> **Brief**
Leaving out every picture, retype the lines below from the top through the one that contains "from matplotlib.patches import Rectangle".

> **Available data**
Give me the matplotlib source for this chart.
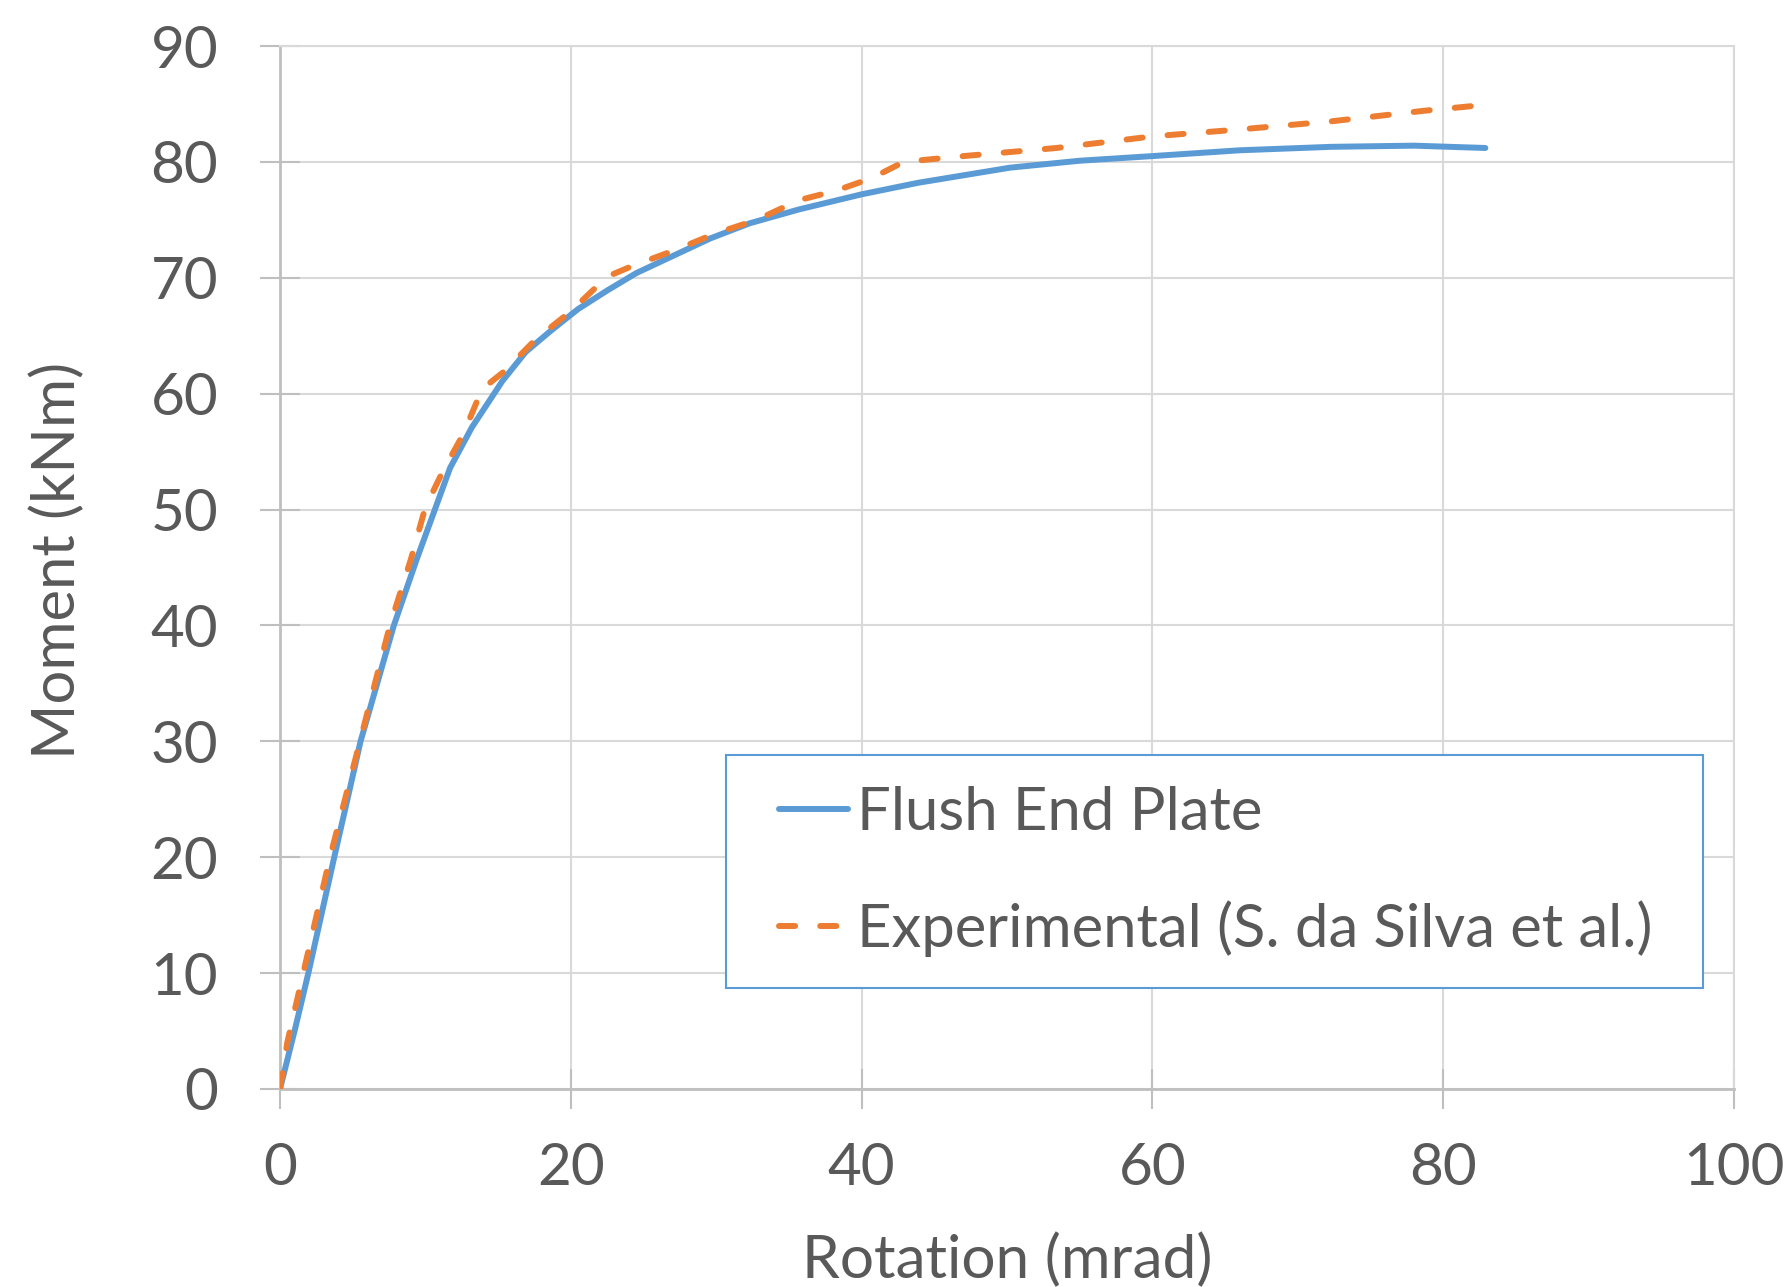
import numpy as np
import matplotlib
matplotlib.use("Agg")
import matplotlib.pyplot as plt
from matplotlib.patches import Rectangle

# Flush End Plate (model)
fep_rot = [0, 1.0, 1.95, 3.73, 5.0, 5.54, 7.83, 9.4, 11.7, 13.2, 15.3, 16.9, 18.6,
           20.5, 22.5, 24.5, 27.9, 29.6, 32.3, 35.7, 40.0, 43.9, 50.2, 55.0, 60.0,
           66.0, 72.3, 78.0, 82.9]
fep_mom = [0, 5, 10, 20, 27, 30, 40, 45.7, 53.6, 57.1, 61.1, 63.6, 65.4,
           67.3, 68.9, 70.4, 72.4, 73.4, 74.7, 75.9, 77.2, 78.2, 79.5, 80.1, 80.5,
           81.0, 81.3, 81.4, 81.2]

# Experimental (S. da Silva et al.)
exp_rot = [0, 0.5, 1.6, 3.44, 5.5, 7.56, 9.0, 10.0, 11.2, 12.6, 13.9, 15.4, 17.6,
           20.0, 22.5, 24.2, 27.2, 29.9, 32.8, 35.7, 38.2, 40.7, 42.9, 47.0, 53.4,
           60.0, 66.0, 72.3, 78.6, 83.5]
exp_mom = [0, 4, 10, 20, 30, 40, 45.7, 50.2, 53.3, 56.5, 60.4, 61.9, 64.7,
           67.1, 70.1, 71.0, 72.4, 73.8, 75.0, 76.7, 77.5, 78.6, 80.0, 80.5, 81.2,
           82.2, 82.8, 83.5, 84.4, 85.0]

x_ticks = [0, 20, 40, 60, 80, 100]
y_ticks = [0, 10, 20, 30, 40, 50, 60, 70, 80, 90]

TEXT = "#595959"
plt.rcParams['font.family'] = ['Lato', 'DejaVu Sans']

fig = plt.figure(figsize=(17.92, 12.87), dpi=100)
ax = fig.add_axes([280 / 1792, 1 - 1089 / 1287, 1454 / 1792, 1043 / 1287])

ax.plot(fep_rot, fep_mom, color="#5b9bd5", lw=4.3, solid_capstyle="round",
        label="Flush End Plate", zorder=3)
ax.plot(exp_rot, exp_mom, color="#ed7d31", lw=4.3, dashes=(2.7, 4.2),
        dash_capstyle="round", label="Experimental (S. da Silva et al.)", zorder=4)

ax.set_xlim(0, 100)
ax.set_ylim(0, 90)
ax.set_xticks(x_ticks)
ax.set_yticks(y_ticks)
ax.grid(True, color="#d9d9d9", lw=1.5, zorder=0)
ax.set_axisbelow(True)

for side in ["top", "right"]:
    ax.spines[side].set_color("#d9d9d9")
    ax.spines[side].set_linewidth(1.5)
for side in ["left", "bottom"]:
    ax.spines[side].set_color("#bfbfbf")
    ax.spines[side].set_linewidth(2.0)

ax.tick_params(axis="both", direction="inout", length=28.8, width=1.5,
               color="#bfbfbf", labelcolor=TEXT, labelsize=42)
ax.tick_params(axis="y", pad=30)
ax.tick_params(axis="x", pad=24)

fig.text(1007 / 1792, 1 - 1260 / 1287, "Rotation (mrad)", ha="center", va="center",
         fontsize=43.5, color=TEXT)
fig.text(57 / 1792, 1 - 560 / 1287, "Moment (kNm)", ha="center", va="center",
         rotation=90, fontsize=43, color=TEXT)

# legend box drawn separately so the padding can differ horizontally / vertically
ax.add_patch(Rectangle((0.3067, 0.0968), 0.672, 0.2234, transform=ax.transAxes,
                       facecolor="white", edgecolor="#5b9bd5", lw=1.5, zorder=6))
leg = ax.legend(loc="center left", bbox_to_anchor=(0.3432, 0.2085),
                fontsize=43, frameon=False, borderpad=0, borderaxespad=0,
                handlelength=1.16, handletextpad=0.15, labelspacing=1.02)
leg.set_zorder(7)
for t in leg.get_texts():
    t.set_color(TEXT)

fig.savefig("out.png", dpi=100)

> **Expected answer**
Give me the matplotlib source for this chart.
import numpy as np
import matplotlib
matplotlib.use("Agg")
import matplotlib.pyplot as plt
from matplotlib.patches import Rectangle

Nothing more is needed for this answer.